Vinod Dua in Supreme Court: Criticism of Modi not sedition
Journalist Vinod Dua on Friday told the Supreme Court that criticism of the Prime Minister does not necessarily mean criticism of a lawfully elected government, also reasoning that he cannot be prosecuted for sedition in a democracy for expressing his opinion.
Dua has challenged in the Supreme Court the move of Himachal Pradesh police to book him for sedition over a March 30 video in which he had been accused of saying that “Narendra Modi has used deaths and terror attacks to garner votes” and creating panic by “spreading false information that the government does not have enough testing facilities” for Covid-19.
The case was started on the complaint lodged by a man who claims to be a BJP leader.
In the video, however, Dua did not explicitly say Modi “has used deaths and terror attacks to garner votes”. He had said the Pathankot and Pulwama terror attacks and the Balakot air strike had been “politicised” to seek votes.
Appearing for Dua before a bench headed by Justice U.U. Lalit, senior advocate Vikas Singh pleaded that if freedom of press was not guaranteed to journalists, then democracy in the country would be “under threat”.
“Any criticism of the government cannot be sedition unless it instigates violence. Moreover, if I criticise the Prime Minister, it does not come under criticism of the government,” Singh said on behalf of Dua.
“In a democracy a citizen has a right to say or write whatever opinion he holds about the government or its measures by way of criticism or comment, so long as he does not incite people to violence against the government established by law or with the intention of creating public disorder,” Singh told the bench, also having Justices M. Shantanagoudar and Vineet Saran.
The court adjourned the matter to September 2.
On June 14, the apex court had restrained Himachal police from arresting Dua but had refused to stay investigations into the sedition case against him.

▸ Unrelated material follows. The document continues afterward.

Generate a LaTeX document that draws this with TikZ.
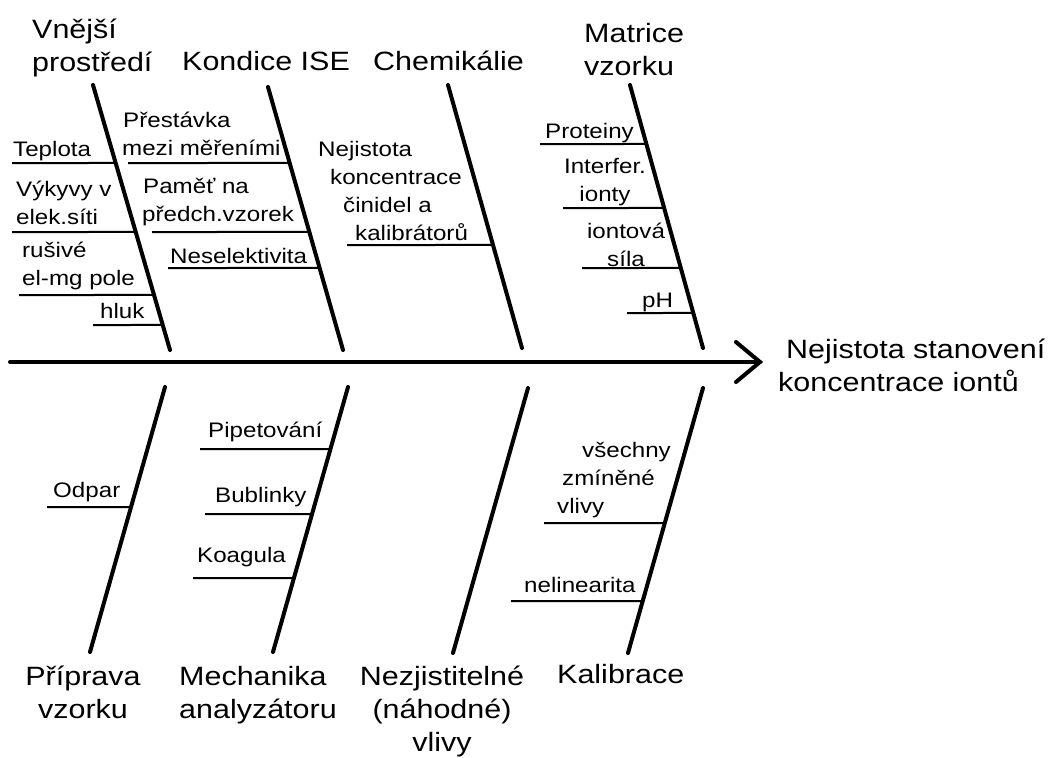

It had allowed the police to interrogate him through videoconferencing since the senior journalist was a Delhi resident and had expressed inability to go to Himachal due to the pandemic.
On July 8, the court had told Dua not to answer a second questionnaire sent to him by Himachal police and made it clear that it would quash the FIR if there was merit in his contention that he was being harassed.
During Friday’s arguments, Singh said that freedom of press should also be extended to social media, where Dua’s video had been uploaded. “If freedom of speech is not specifically guaranteed to the press, things will take a degenerative turn in the country. If press is not allowed to be free, our democracy will be under threat…” Singh said.
The senior counsel submitted that “…disloyalty to a government established by law is not the same thing as commenting in strong terms on the measures or acts of the government or its agencies so as to ameliorate the condition of the people”.
Singh pointed out that while Dua’s video had been aired in March-end, the FIR was lodged on May 6, and that there had been no violence till now. The spread of violence is a key clause for a person to be prosecuted for sedition.
Pleading that no case under IPC Sections 124A (sedition) or 505(2) (statement creating enmity, ill will or hatred among different classes of people) could be made out, Singh urged the court to quash the FIR immediately.
He also wondered how Himachal police could invoke provisions of the Disaster Management Act, under which the pandemic-induced lockdown is in force, against Dua.
“The FIR says that Mr Dua’s statements were of the nature intended to spread fear and panic and defeat the purpose of the lockdown…,” Singh told the court, pointing out that a case under the Act could be lodged only with the permission of a court.
Singh referred to the 1995 Balwant Singh and Another vs State of Punjab case in which the Supreme Court had held that mere raising of a slogan, which did not result in violence, would not constitute sedition.
“We find it difficult to hold that upon the raising of such casual slogans a couple of times without any other act whatsoever, the charge of sedition can be founded,” advocate Singh quoted from that judgment.
Justice Lalit asked: “Would it be a case for evidence (to assess if sloganeering led to violence or could lead to violence), or for quashing of FIR at initial stages?”
Singh replied that as per the law, inciting violence is an offence. “In this case also, the complaint was filed belatedly.… His (Dua’s) show has a shelf life. The complainant said that he found the show while surfing the Net and found that it could be inciteful,” the advocate said. “Our democracy in true sense is in threat if our press is not allowed to function freely,” Singh added.